REQUIREMENTS → Return precisely the span of lines from the top of the material below to the line containing "Chart.register(...registerables);", both included. Pictures are excluded.

# START OF SOURCE DATA

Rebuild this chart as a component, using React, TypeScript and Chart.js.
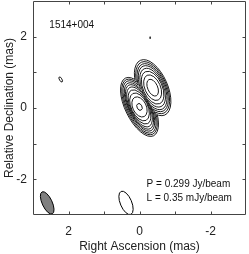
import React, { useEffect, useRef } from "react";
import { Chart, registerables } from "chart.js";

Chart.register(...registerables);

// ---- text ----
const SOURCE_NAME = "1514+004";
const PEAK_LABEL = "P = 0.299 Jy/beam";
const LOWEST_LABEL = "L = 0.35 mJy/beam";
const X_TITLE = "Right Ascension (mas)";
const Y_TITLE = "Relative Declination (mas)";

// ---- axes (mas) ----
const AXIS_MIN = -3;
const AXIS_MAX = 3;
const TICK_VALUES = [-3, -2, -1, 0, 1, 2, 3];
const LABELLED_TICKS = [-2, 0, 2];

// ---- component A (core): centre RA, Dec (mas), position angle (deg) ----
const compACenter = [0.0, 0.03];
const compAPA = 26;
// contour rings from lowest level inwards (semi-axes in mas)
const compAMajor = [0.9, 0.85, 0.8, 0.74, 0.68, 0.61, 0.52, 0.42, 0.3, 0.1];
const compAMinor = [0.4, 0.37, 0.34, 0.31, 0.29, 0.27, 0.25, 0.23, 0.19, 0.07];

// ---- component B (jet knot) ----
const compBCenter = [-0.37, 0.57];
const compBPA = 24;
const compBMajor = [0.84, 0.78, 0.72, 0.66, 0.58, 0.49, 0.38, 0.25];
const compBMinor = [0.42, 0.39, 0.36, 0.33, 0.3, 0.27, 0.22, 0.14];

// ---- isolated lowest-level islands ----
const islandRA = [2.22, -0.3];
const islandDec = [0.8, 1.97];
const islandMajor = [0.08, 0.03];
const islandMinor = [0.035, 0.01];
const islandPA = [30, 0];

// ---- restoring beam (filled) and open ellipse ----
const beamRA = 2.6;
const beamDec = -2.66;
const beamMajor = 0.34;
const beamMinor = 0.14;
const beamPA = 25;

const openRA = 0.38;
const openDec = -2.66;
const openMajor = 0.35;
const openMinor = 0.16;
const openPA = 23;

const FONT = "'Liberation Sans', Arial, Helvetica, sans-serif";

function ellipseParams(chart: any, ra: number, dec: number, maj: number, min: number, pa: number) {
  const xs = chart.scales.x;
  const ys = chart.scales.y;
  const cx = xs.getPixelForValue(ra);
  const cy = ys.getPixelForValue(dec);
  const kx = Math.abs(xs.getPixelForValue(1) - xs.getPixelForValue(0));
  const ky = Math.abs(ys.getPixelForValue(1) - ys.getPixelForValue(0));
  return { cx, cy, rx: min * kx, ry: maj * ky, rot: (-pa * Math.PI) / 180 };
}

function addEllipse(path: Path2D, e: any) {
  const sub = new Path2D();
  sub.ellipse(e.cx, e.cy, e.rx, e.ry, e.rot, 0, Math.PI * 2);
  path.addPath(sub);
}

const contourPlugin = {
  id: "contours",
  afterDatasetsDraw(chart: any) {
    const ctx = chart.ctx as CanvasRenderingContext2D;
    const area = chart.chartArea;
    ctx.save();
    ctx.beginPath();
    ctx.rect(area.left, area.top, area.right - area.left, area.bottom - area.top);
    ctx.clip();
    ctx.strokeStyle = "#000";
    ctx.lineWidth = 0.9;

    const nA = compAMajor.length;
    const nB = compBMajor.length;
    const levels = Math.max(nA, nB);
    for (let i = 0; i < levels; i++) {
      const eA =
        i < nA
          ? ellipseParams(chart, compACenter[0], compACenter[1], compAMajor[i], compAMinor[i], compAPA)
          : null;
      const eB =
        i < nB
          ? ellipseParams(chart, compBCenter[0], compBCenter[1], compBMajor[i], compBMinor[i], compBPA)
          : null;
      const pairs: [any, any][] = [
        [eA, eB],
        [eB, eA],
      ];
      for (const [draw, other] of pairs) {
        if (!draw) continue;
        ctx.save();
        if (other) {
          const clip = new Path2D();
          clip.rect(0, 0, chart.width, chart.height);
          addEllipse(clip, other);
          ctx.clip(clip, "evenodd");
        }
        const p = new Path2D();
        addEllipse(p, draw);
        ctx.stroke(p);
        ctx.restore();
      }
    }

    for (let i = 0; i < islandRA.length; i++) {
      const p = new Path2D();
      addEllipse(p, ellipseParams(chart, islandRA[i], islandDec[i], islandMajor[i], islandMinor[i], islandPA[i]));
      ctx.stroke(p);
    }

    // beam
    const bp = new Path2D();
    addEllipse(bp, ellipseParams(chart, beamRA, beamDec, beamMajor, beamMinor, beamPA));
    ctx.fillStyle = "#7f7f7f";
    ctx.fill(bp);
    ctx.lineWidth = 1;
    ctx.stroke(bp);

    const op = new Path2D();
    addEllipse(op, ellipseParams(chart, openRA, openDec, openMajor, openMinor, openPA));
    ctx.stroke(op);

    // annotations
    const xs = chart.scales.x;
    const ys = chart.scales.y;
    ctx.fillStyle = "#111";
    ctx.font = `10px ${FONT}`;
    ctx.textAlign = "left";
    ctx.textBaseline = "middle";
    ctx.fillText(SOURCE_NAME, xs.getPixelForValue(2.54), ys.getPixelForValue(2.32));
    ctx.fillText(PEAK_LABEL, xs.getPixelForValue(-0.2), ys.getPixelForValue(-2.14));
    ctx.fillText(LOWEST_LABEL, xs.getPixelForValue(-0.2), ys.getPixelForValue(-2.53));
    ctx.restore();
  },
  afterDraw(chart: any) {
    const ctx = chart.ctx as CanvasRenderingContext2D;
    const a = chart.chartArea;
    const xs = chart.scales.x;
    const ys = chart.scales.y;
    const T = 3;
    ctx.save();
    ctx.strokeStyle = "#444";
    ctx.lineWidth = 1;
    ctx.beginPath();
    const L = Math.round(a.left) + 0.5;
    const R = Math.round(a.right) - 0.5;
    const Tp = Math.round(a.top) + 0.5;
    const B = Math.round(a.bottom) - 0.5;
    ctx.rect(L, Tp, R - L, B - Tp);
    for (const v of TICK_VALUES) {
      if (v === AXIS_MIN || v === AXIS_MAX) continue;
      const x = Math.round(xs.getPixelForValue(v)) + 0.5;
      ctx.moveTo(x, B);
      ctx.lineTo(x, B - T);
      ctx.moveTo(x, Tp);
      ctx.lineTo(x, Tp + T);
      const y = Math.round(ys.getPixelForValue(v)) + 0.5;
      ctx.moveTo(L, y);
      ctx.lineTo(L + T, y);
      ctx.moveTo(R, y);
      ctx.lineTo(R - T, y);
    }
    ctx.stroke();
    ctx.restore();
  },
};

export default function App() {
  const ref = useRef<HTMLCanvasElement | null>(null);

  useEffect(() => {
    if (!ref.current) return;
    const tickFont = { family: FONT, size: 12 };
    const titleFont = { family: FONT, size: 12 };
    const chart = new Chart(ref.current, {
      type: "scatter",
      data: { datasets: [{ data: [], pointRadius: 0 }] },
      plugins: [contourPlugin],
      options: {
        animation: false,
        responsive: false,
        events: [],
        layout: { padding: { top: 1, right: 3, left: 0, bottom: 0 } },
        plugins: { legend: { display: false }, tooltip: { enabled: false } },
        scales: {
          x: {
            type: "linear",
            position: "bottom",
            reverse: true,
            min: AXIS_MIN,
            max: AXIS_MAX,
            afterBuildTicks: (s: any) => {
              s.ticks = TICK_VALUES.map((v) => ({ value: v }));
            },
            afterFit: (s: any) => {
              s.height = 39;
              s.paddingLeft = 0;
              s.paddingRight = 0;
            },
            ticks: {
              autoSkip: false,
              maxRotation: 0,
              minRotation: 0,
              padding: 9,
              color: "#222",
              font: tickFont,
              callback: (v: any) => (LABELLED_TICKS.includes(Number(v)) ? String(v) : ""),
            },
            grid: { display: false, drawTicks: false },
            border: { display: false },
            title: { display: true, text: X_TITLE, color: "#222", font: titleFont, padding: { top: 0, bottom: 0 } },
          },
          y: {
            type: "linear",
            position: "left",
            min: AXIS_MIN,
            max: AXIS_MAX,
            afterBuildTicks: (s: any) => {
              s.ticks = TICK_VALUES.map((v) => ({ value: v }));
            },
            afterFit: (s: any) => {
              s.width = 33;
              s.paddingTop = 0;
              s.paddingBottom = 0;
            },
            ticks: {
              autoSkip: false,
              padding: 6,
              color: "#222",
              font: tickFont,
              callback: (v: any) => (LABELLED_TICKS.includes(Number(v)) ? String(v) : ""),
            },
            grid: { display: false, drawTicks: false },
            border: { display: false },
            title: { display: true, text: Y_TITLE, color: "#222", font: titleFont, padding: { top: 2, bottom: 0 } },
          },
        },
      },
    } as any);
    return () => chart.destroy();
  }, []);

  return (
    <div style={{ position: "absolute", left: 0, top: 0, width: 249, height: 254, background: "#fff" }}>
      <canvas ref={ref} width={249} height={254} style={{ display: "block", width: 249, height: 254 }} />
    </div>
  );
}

# END OF SOURCE DATA

TASK RESULT →
Rebuild this chart as a component, using React, TypeScript and Chart.js.
import React, { useEffect, useRef } from "react";
import { Chart, registerables } from "chart.js";

Chart.register(...registerables);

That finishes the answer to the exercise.